# How about them Horns???? Hook 'em!!



## david lim (Mar 30, 2004)

What a game! ALthough our defense wasn't 100%, our offense (ahem Vince) pulled through. It wasn't the prettiest game for either side, but it was a great game. 

Who tivo'd it?  I wish I could get a copy .

David


----------



## TNguyen (Mar 20, 2005)

Goooooooooooooooooo LONGHORNS! great game.

Thanh :supz:


----------



## summitwynds (Jun 3, 2005)

Was it one of the Bowl games?

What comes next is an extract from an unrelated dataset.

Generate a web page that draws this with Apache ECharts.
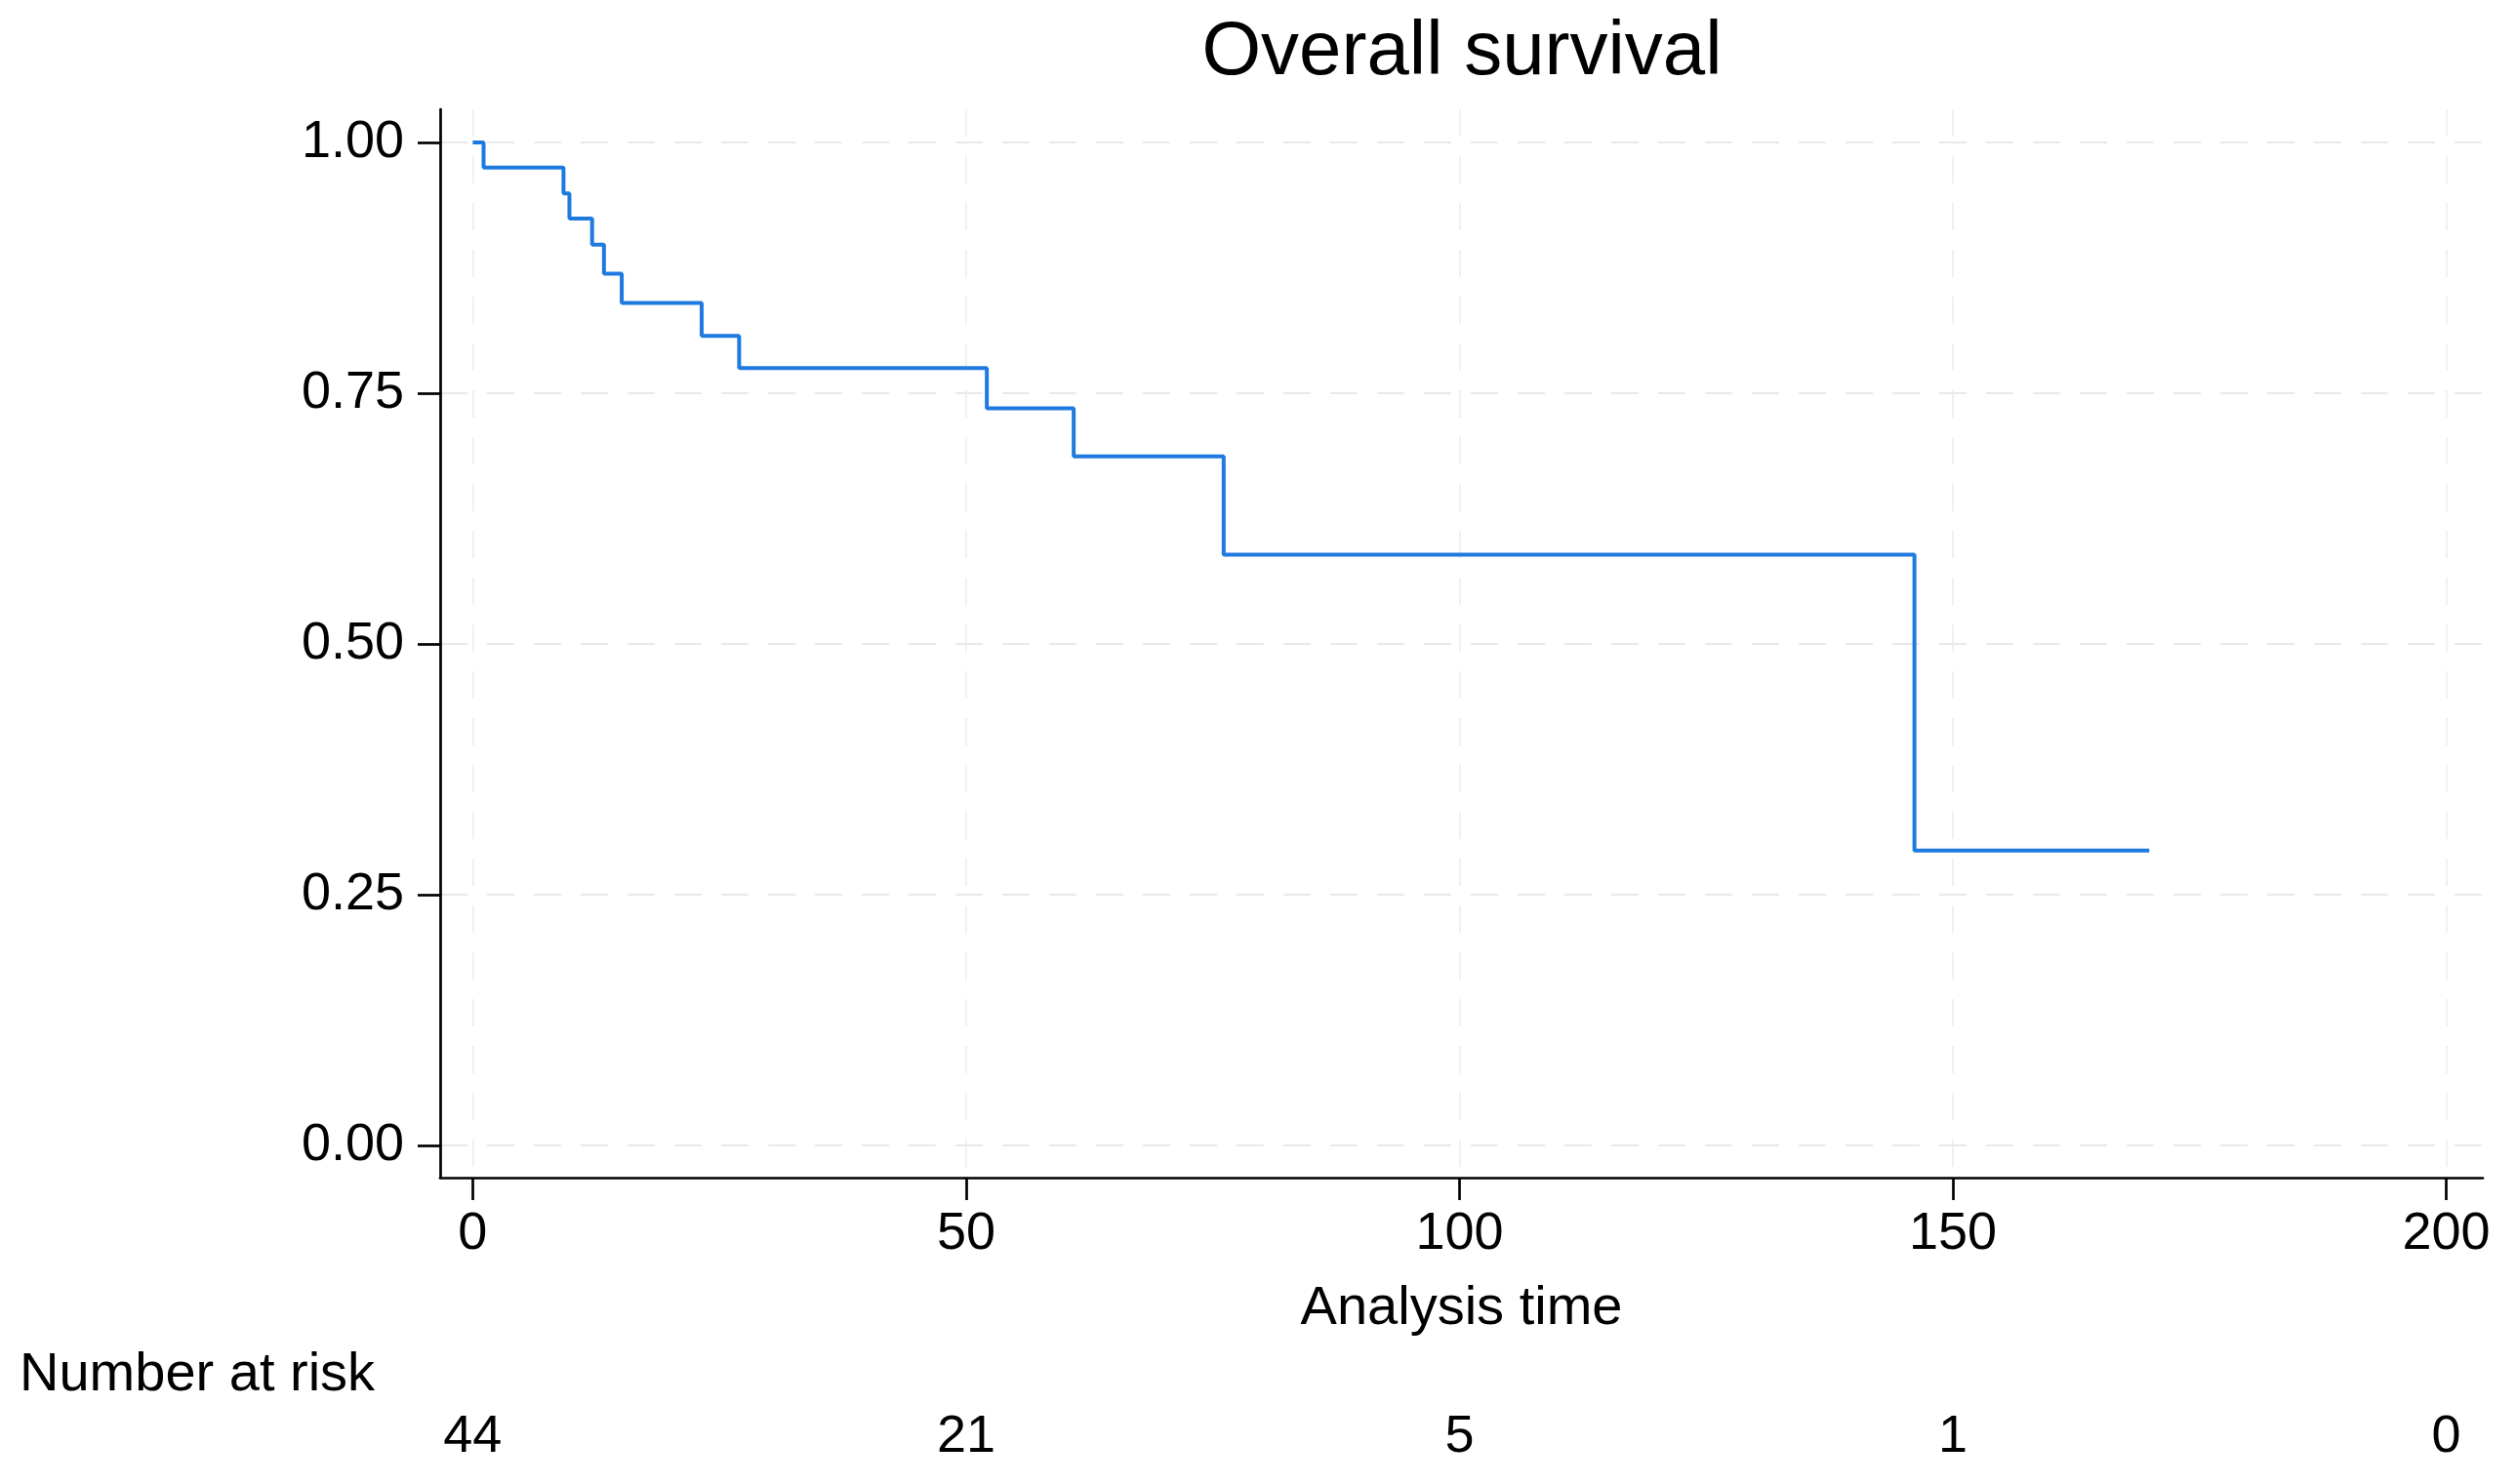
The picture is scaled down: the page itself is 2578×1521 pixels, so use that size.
<!DOCTYPE html>
<html><head><meta charset="utf-8">
<script src="https://cdn.jsdelivr.net/npm/echarts@6/dist/echarts.min.js"></script>
<style>html,body{margin:0;padding:0;background:#fff}#chart{width:2578px;height:1521px}</style>
</head><body><div id="chart"></div>
<script>
// Kaplan-Meier estimate
const timePoints = [0, 1.1, 9.2, 9.8, 12.1, 13.3, 15.1, 23.2, 27.0, 52.1, 60.9, 76.1, 146.1, 169.9];
const survival   = [1.000, 0.975, 0.949, 0.924, 0.898, 0.869, 0.840, 0.807, 0.775, 0.735, 0.687, 0.589, 0.294, 0.294];
const xTicks = [0, 50, 100, 150, 200];
const yTicks = [0, 0.25, 0.5, 0.75, 1];
const riskTimes  = [0, 50, 100, 150, 200];
const riskCounts = [44, 21, 5, 1, 0];

const FONT = "'Liberation Sans', Arial, Helvetica, sans-serif";
const chart = echarts.init(document.getElementById('chart'), null, {renderer: 'canvas'});
const hGrid = {show: true, lineStyle: {color: '#e2e2e2', width: 1.5, type: [28, 20]}};
const vGrid = {show: true, lineStyle: {color: '#ebebeb', width: 1.5, type: [28, 20]}};
const XMIN = -3.3, XMAX = 203.7;

chart.setOption({
  animation: false,
  backgroundColor: '#ffffff',
  title: {
    text: 'Overall survival', left: 1498, top: 15, padding: 0, textAlign: 'center',
    textStyle: {fontSize: 78, fontWeight: 'normal', color: '#000', fontFamily: FONT}
  },
  graphic: [{
    type: 'text', x: 20, y: 1410,
    style: {text: 'Number at risk', fill: '#000', font: '56px ' + FONT, align: 'left', verticalAlign: 'middle'}
  }],
  grid: [
    {left: 451, right: 34, top: 112, height: 1095},
    {left: 451, right: 34, top: 1440, height: 66}
  ],
  xAxis: [{
    type: 'value', gridIndex: 0, min: XMIN, max: XMAX,
    name: 'Analysis time', nameLocation: 'middle', nameGap: 107,
    nameTextStyle: {fontSize: 56, color: '#000', fontFamily: FONT},
    axisLine: {onZero: false, lineStyle: {color: '#000', width: 2.7}},
    axisTick: {show: true, length: 23, customValues: xTicks, lineStyle: {color: '#000', width: 2.7}},
    axisLabel: {customValues: xTicks, fontSize: 54, color: '#000', margin: 31, fontFamily: FONT},
    splitLine: vGrid
  }, {
    type: 'value', gridIndex: 1, min: XMIN, max: XMAX, show: false
  }],
  yAxis: [{
    type: 'value', gridIndex: 0, min: -0.032, max: 1.033,
    axisLine: {show: true, onZero: false, lineStyle: {color: '#000', width: 2.7}},
    axisTick: {show: true, length: 23, customValues: yTicks, lineStyle: {color: '#000', width: 2.7}},
    axisLabel: {customValues: yTicks, fontSize: 54, color: '#000', margin: 37, fontFamily: FONT,
      formatter: v => Number(v).toFixed(2)},
    splitLine: hGrid
  }, {
    type: 'value', gridIndex: 1, min: 0, max: 1, show: false
  }],
  series: [{
    type: 'line', xAxisIndex: 0, yAxisIndex: 0, step: 'end', showSymbol: false, symbol: 'none',
    data: timePoints.map((t, i) => [t, survival[i]]),
    lineStyle: {color: '#1f7ae0', width: 4}, z: 3, silent: true
  }, {
    type: 'scatter', xAxisIndex: 1, yAxisIndex: 1, symbolSize: 0, silent: true,
    itemStyle: {color: '#000', opacity: 1},
    data: riskTimes.map((t, i) => [t, 0.5, riskCounts[i]]),
    label: {show: true, position: 'inside', formatter: p => String(p.value[2]),
      fontSize: 54, color: '#000', opacity: 1, textBorderWidth: 0, fontFamily: FONT}
  }]
});
</script></body></html>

If so, you can get it on iTunes. (apple.com)


----------



## Bert H (Mar 2, 2004)

Vince put that whole team on his back and willed it to win. Heck of a game!


----------



## Paul Higashikawa (Mar 18, 2004)

I missed it due to the fact I was not in the States. Luckily, my friend will let me borrow his tape If it's well recorded, I will hook you up, Dave 


Did yall get any souvs? My buddy told me they were all sold out. I'm content with just getting the cap. Hope I will find one later.


----------



## david lim (Mar 30, 2004)

Yea, my friend's getting the commemorative wheaties box with Mack Brown on it. I think I'm going to get a cap and shirt. 

Hey paul! let me know about the recording. Hope you had a good holiday.

David


----------